= Elliptic unit =

Modular unit in mathematics

In mathematics, elliptic units are certain units of abelian extensions of imaginary quadratic fields constructed using singular values of modular functions, or division values of elliptic functions. They were introduced by Gilles Robert in 1973, and were used by John Coates and Andrew Wiles in their work on the Birch and Swinnerton-Dyer conjecture. Elliptic units are an analogue for imaginary quadratic fields of cyclotomic units. They form an example of an Euler system.

==Definition==
A system of elliptic units may be constructed for an elliptic curve E with complex multiplication by the ring of integers R of an imaginary quadratic field F. For simplicity we assume that F has class number one.
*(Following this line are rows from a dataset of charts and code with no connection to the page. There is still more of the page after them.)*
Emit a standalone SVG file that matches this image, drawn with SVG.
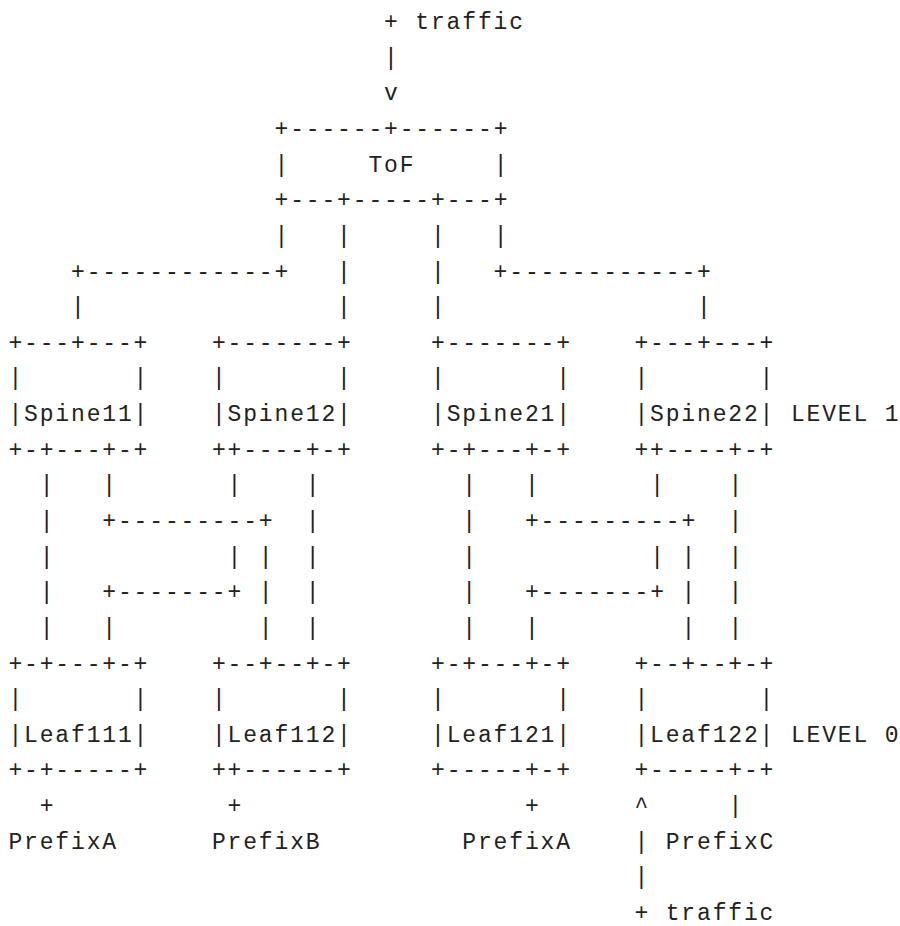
<svg xmlns="http://www.w3.org/2000/svg" width="900" height="926" viewBox="0 0 900 926" xml:space="preserve">
<style>
text{font-family:"Liberation Mono","DejaVu Sans Mono",monospace;font-size:23px;letter-spacing:1.85px;fill:#222;white-space:pre}
</style>
<rect width="900" height="926" fill="#ffffff"/>
<g transform="translate(-0.3,0)">
<g id="ToF">
<text x="274.8" y="135.9">+------+------+</text>
<text x="274.8" y="171.6">|     ToF     |</text>
<text x="274.8" y="207.2">+---+-----+---+</text>
</g>
<g id="Spine11">
<text x="8.7" y="349.8">+---+---+</text>
<text x="8.7" y="385.4">|       |</text>
<text x="8.7" y="421.0">|Spine11|</text>
<text x="8.7" y="456.7">+-+---+-+</text>
</g>
<g id="Spine12">
<text x="212.2" y="349.8">+-------+</text>
<text x="212.2" y="385.4">|       |</text>
<text x="212.2" y="421.0">|Spine12|</text>
<text x="212.2" y="456.7">++----+-+</text>
</g>
<g id="Spine21">
<text x="431.3" y="349.8">+-------+</text>
<text x="431.3" y="385.4">|       |</text>
<text x="431.3" y="421.0">|Spine21|</text>
<text x="431.3" y="456.7">+-+---+-+</text>
</g>
<g id="Spine22">
<text x="634.7" y="349.8">+---+---+</text>
<text x="634.7" y="385.4">|       |</text>
<text x="634.7" y="421.0">|Spine22|</text>
<text x="634.7" y="456.7">++----+-+</text>
</g>
<g id="Leaf111">
<text x="8.7" y="670.5">+-+---+-+</text>
<text x="8.7" y="706.2">|       |</text>
<text x="8.7" y="741.8">|Leaf111|</text>
<text x="8.7" y="777.4">+-+-----+</text>
</g>
<g id="Leaf112">
<text x="212.2" y="670.5">+--+--+-+</text>
<text x="212.2" y="706.2">|       |</text>
<text x="212.2" y="741.8">|Leaf112|</text>
<text x="212.2" y="777.4">++------+</text>
</g>
<g id="Leaf121">
<text x="431.3" y="670.5">+-+---+-+</text>
<text x="431.3" y="706.2">|       |</text>
<text x="431.3" y="741.8">|Leaf121|</text>
<text x="431.3" y="777.4">+-----+-+</text>
</g>
<g id="Leaf122">
<text x="634.7" y="670.5">+--+--+-+</text>
<text x="634.7" y="706.2">|       |</text>
<text x="634.7" y="741.8">|Leaf122|</text>
<text x="634.7" y="777.4">+-----+-+</text>
</g>
<g id="connectors">
<text x="384.3" y="64.6">|</text>
<text x="384.3" y="100.3">v</text>
<text x="274.8" y="242.8">|   |     |   |</text>
<text x="71.3" y="278.5">+------------+   |     |   +------------+</text>
<text x="71.3" y="314.1">|                |     |                |</text>
<text x="40.0" y="492.3">|   |       |    |         |   |       |    |</text>
<text x="40.0" y="528.0">|   +---------+  |         |   +---------+  |</text>
<text x="40.0" y="563.6">|           | |  |         |           | |  |</text>
<text x="40.0" y="599.2">|   +-------+ |  |         |   +-------+ |  |</text>
<text x="40.0" y="634.9">|   |         |  |         |   |         |  |</text>
<text x="40.0" y="813.1">+           +                  +      ^     |</text>
<text x="634.7" y="848.7">|</text>
<text x="634.7" y="884.4">|</text>
</g>
<g id="labels">
<text x="384.3" y="29.0">+ traffic</text>
<text x="791.2" y="421.0">LEVEL 1</text>
<text x="791.2" y="741.8">LEVEL 0</text>
<text x="8.7" y="848.7">PrefixA</text>
<text x="212.2" y="848.7">PrefixB</text>
<text x="462.6" y="848.7">PrefixA</text>
<text x="666.0" y="848.7">PrefixC</text>
<text x="634.7" y="920.0">+ traffic</text>
</g>
</g>
</svg>
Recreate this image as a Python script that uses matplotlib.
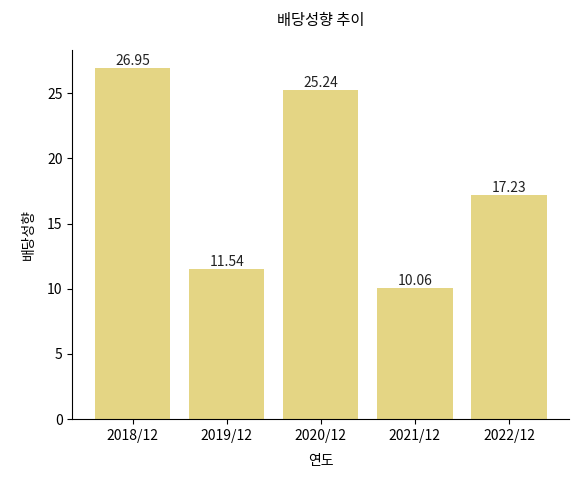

Let a be an ideal of R with generator α. For a Weierstrass model of E, define

$\Theta_{\mathbf{a}}(P) = \alpha^{-12} \Delta_E^{N\mathbf{a} - 1} \prod_{\mathbf{a}P=0, P\ne0} (x-x(P))^{-6} \ .$

where P is a point on E, Δ is the discriminant, and x is the X-coordinate on the Weierstrass model. The function Θ is independent of the choice of model, and is defined over the field of definition of E.

==Properties==
Let b be an ideal of R coprime to a and Q an R-generator of the b-torsion. Then Θ_{a}(Q) is defined over the ray class field K(b), and if b is not a prime power then Θ_{a}(Q) is a global unit: if b is a power of a prime p then Θ_{a}(Q) is a unit away from p.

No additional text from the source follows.